L’agitation libre-échangiste pour l’abolition des droits protecteurs sur les grains, l’agitation chartiste pour la conquête du suffrage universel et la représentation proportionnelle, l’agitation irlandaise pour la suppression de la dîme au clergé anglican et la fixité du taux des fermages, de graves échecs militaires en Afghanistan auxquels les menées russes n’avaient pas peu contribué, tout cela l’avait mis en mauvaise posture. Une entente avec la France, qui alors prenait possession de Nossi-Bé et de Mayotte, créait sur la côte opposée de l’Afrique les établissements du Gabon, d’Assinie, du Grand-Bassam, faisait accepter par la reine Pomaré son protectorat sur Taïti et s’emparait des îles Marquises, un accord avec la nation qui étendait ainsi sa puissance coloniale eût flatté en même temps que rassuré l’Angleterre, bien résolue à limiter notre part dans l’empire du monde d’outre-mer.
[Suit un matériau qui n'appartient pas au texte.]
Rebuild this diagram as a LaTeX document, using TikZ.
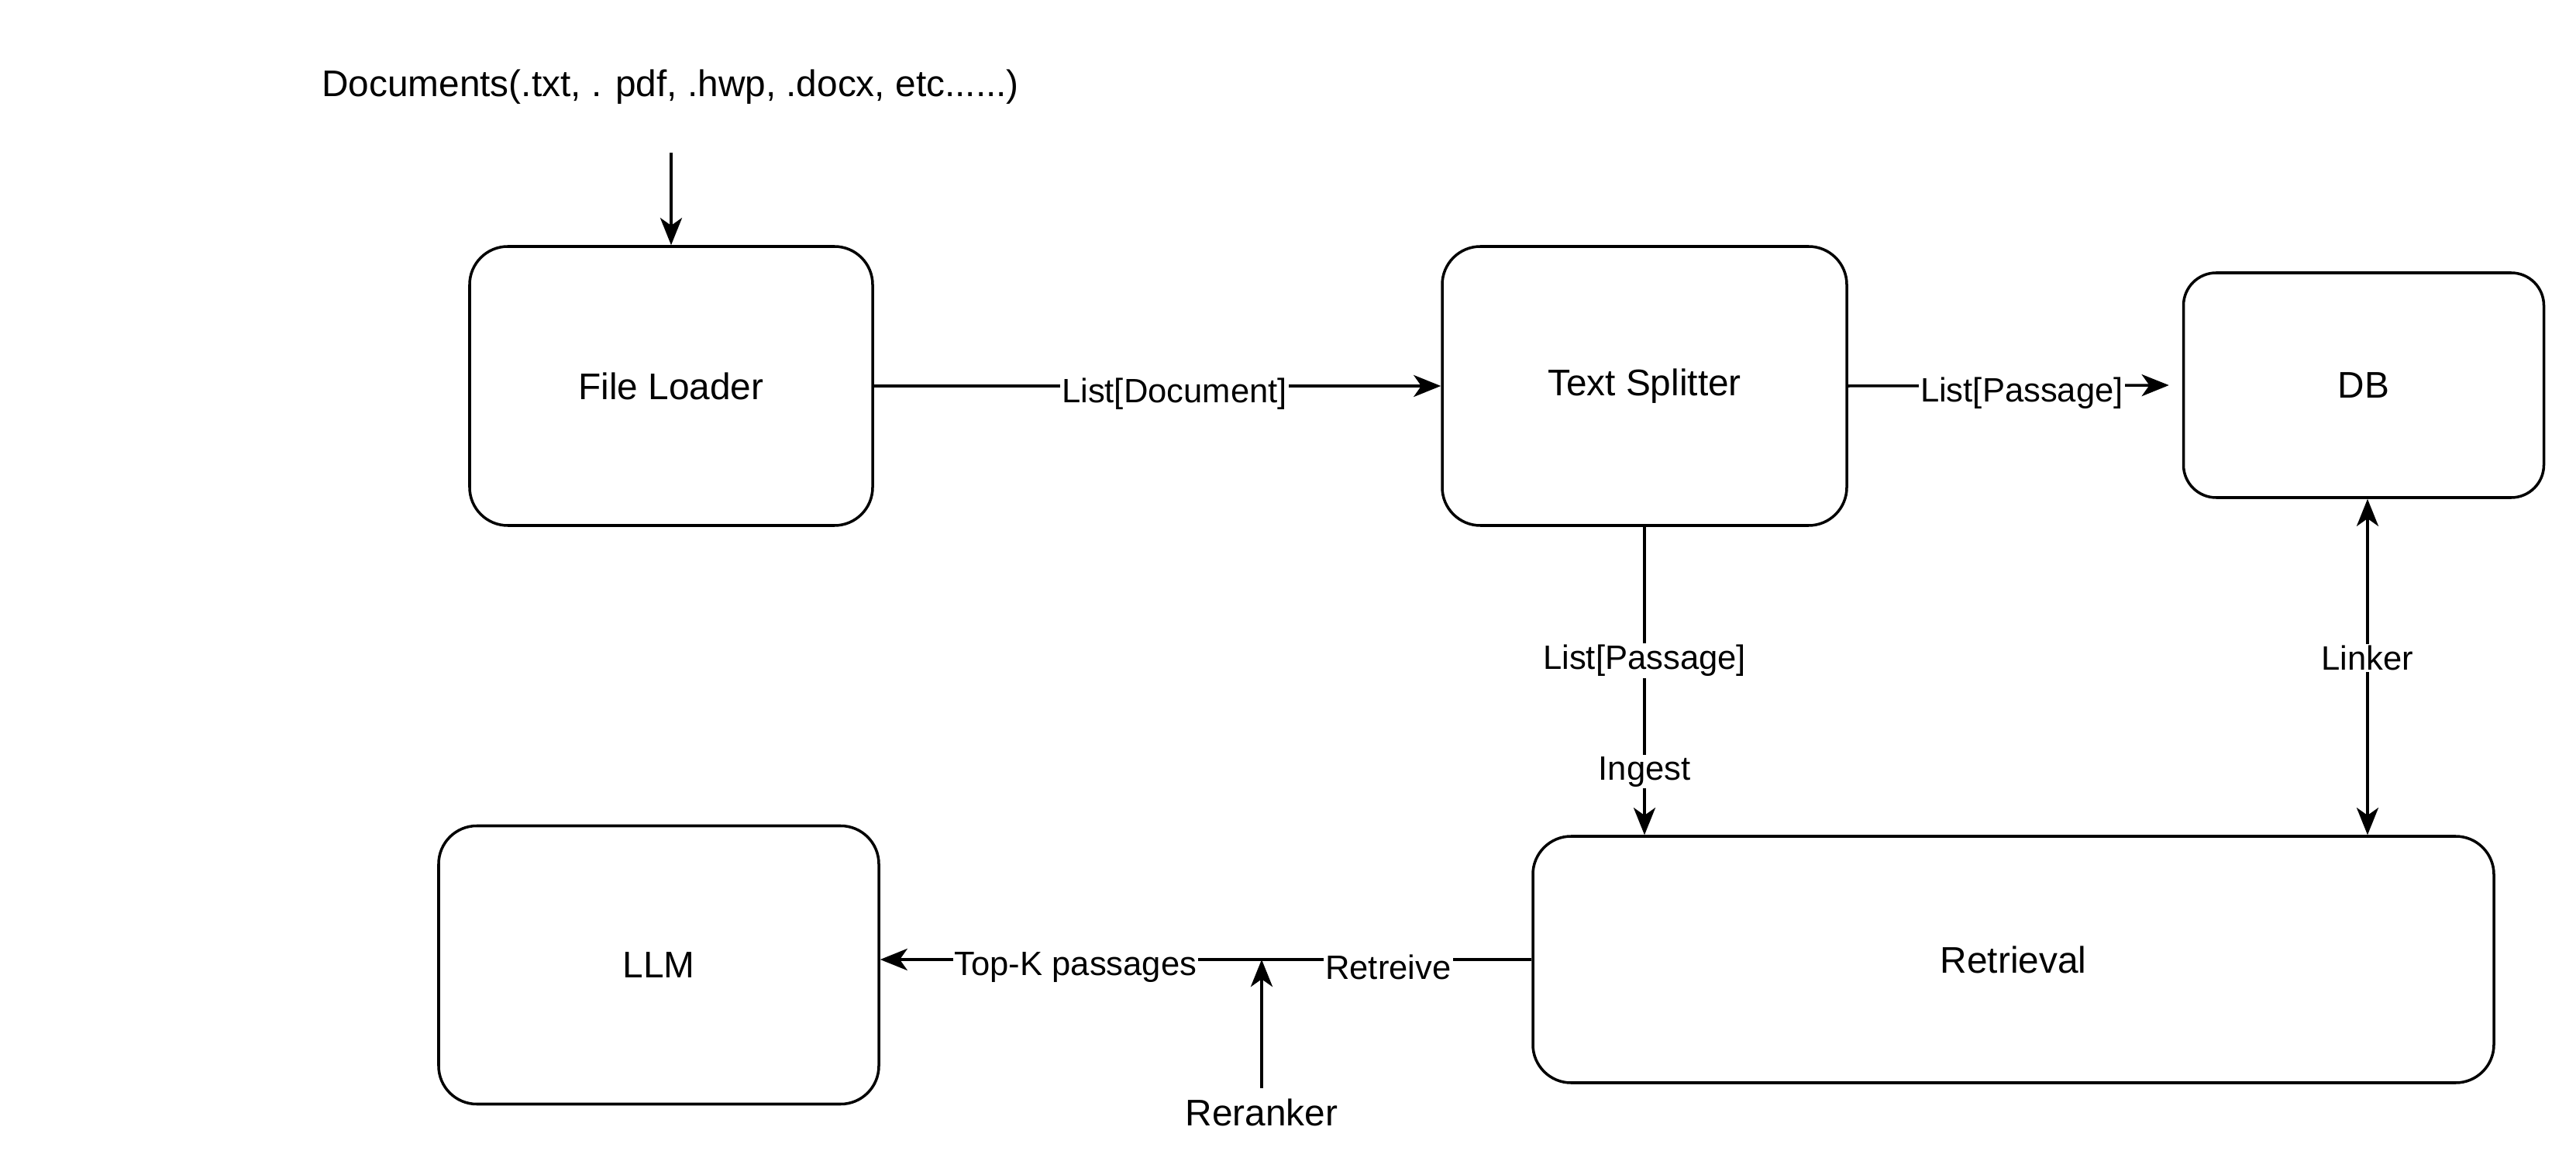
\documentclass[tikz,border=0pt]{standalone}
\usepackage{fontspec}
\setmainfont{Liberation Sans}
\usetikzlibrary{arrows.meta}

\begin{document}
\begin{tikzpicture}[
    line width=1pt,
    >={Stealth[length=10pt,width=8pt,inset=2.8pt]},
    font=\fontsize{13.6pt}{16pt}\selectfont,
    block/.style={draw,rounded corners=14pt,align=center,inner sep=0pt},
    lbl/.style={fill=white,inner sep=0.6pt,yshift=-0.1cm,font=\fontsize{12.4pt}{15pt}\selectfont}
  ]
                \useasboundingbox (0,0) rectangle (33.24,-15.16);
                \node (docs) at (8.65,-1.12) {Documents(.txt, . pdf, .hwp, .docx, etc......)};
                \coordinate (docsend) at (8.66,-1.97);
                \node[block,minimum width=5.2cm,minimum height=3.6cm] (loader) at (8.66,-4.98) {File Loader};
                \node[block,minimum width=5.22cm,minimum height=3.6cm] (splitter) at (21.22,-4.98) {Text Splitter};
                \node[block,rounded corners=12pt,minimum width=4.65cm,minimum height=2.9cm] (db) at (30.5,-4.97) {DB};
                \node[block,minimum width=5.68cm,minimum height=3.59cm] (llm) at (8.5,-12.45) {LLM};
                \node[block,minimum width=12.4cm,minimum height=3.18cm] (retrieval) at (25.98,-12.38) {Retrieval};
                \node (reranker) at (16.28,-14.35) {Reranker};

                \draw[->] (docsend) -- (loader.north);
                \draw[->] (loader.east) -- node[lbl,pos=0.53] {List[Document]} (splitter.west);
                \draw[->,shorten >=0.17cm] (splitter.east) -- node[lbl,pos=0.52] {List[Passage]} (db.west);
                \draw[->] (splitter.south) -- node[lbl,pos=0.41] {List[Passage]} node[lbl,pos=0.77] {Ingest} (splitter.south |- retrieval.north);
                \draw[<->] ([xshift=0.05cm]db.south) -- node[lbl,pos=0.45] {Linker} ([xshift=0.05cm]db.south |- retrieval.north);
                \draw[->] (retrieval.west) -- node[lbl,pos=0.22] {Retreive} node[lbl,pos=0.7] {Top-K passages} (retrieval.west -| llm.east);
                \draw[->] (reranker.north) -- (reranker.north |- retrieval.west);
\end{tikzpicture}
\end{document}
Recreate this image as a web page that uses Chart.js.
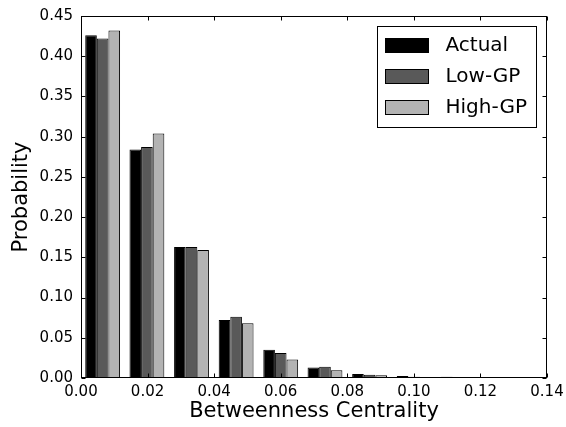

Lord Aberdeen devait pourtant rendre cette justice à Guizot et au roi qu’ils avaient agi de leur mieux pour vaincre les répugnances de la Chambre et de l’opinion dans l’affaire du traité du droit de visite. Il n’en fit rien, s’en alla de mauvaise humeur et, l’occasion aidant, il ne se gêna pas pour la manifester. Le discours du trône lu au commencement de l’année 1844 n’en mentionna pas moins l’entente cordiale qui existait entre les gouvernements de la France et de l’Angleterre. Mais, dans la discussion de l’adresse, Billault s’écria que l’entente cordiale n’existait nulle part. Nous verrons dans un chapitre prochain que Billault n’exagérait rien et que tous les points de contact de la France et de l’Angleterre étaient des points de conflit.